Community Is More Than Just A Location
A collage of its past, both historically and architecturally, the Powell Street area is more than just a geographic location. It holds the collective memory of the first Japanese Canadian community in Vancouver and the story of their struggle for recognition. However, as Takeo Yamashiro, Executive Director of the Japanese Community Volunteers’ Association (Tonari Gumi Association), has pointed out, community is more than just location—connections with people make a neighbourhood.
A collage of its past, both historically and architecturally, the Powell Street area is more than just a geographic location
Even when Japanese Canadians were uprooted from their Powell Street neighbourhood and interned during World War II, they continued to be a community. In the work camps, they formed tonari gumi, or “neighbourhood work groups,” to survive. Yamashiro described them as “life brigades” because Japanese Canadians used community support as a strategy to survive internment, both spiritually and physically.
According to Daien Ide, Education Research Assistant at the Japanese Canadian National Museum, during the years following internment, the community felt a sense of guilt about their heritage. For those born in Canada, internment symbolized their removal from their own country’s history.

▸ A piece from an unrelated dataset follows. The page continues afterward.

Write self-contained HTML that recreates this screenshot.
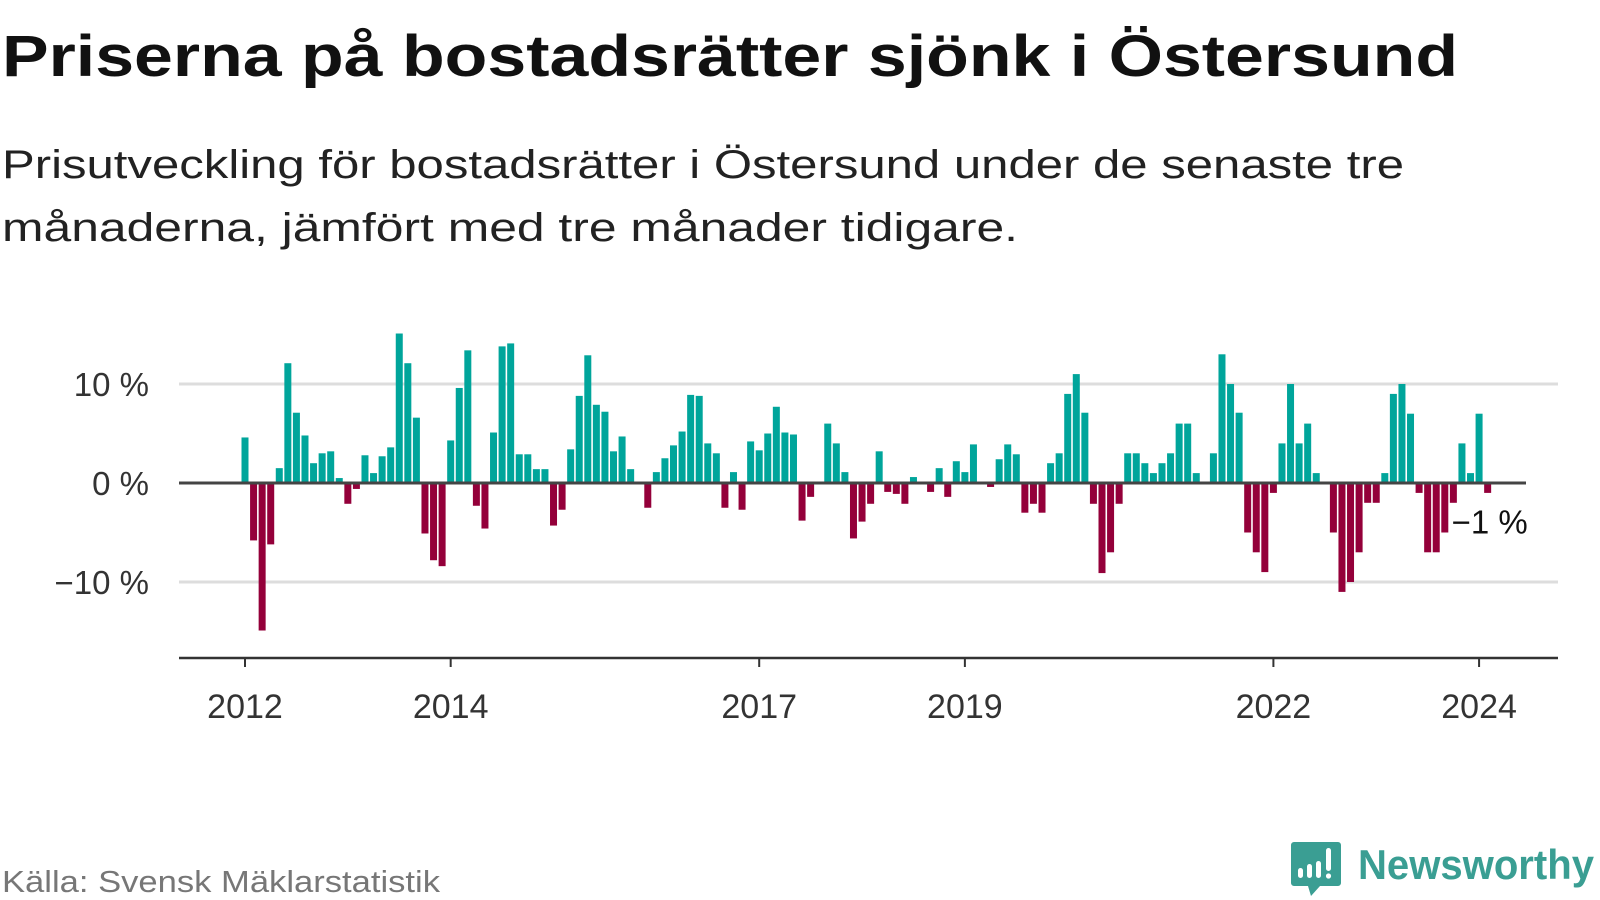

Yamashiro explained that the Japanese Canadians who chose (and could afford) to return to Vancouver’s Powell Street area after the war “no longer had a life there, only history.” Overwhelmed by the daunting task of starting their lives over again after the Canadian Government and its War Measures Act confiscated most of their property, Japanese Canadians found support in tonari gumi, which provided opportunities to improve their quality of life and affirm their cultural heritage.
The Tonari Gumi Association
In 1973, the concept of tonari gumi established itself formally in the community with the formation of the Tonari Gumi Association. Initially locating itself on Powell Street to help reclaim the community, the association began with the goal of improving the lives of Vancouver’s Issei, or “first generation Japanese Canadians,” who returned to Vancouver after internment.
Yamashiro explained that the organization took the name to pay homage to Issei heritage. The term also symbolizes the Japanese Canadian community’s durability. Comparing the Issei generation to ours today, Yamashiro noted, “Our lives are too easy. The Issei had cultural hardships, but strong spiritual lives. These days we have professional doctors, but the seniors had to know themselves. They focused on the basics—exercise, walking, balancing emotion with stress.”
The Association continues to base many of its practices on the Issei basics, remembering the past, but consciously evolving from it. Takeo explains that Tonari Gumi does not follow rigid guidelines. “Development evolves from within our culture,” he stated. “Participants come to us with feedback.” In 1988, the Canadian government offered a formal apology for Canada’s treatment of Japanese Canadians during the war. More than just monetary remuneration, the Canadian government’s Redress Package marked Japanese Canadians’ place in Canadian history and returned a sense of pride to community members.
The Annual Powell Street Festival
To honour and mark the history of the Powell Street area, the Tonari Gumi Association helped establish the Powell Street Festival in 1977. Intended to break stereotypical assumptions about Japanese Canadians, the festival celebrated the centennial of Manzo Nagano, the first Japanese person to establish himself in New Westminster. The festival features dance, music, theatre, exhibits, sumo matches, martial arts, crafts, and foods. Held annually in early August, the Powell Street Festival continues to celebrate all things Japanese Canadian. The theme for the 2003 Powell Street Festival is Powell Street Paths: Old Routes, New Direction.
The Powell Street area is still very much a neighbourhood to its growing and changing community, now struggling with poverty and a lack of affordable housing. Powell Street residents have always cared about their neighbourhood, or more accurately, they have always cared about the people who make up their community. Scouting out the architectural markers of Japanese Canadians’ history on Powell Street reminds us that history must be weighed against present concerns—it’s the interdependence, well-being, and efforts of the people in a community that help neighbourhoods like Powell Street endure. Even if the area changes, its legacy of community will remain in the collective memory of all Canadians.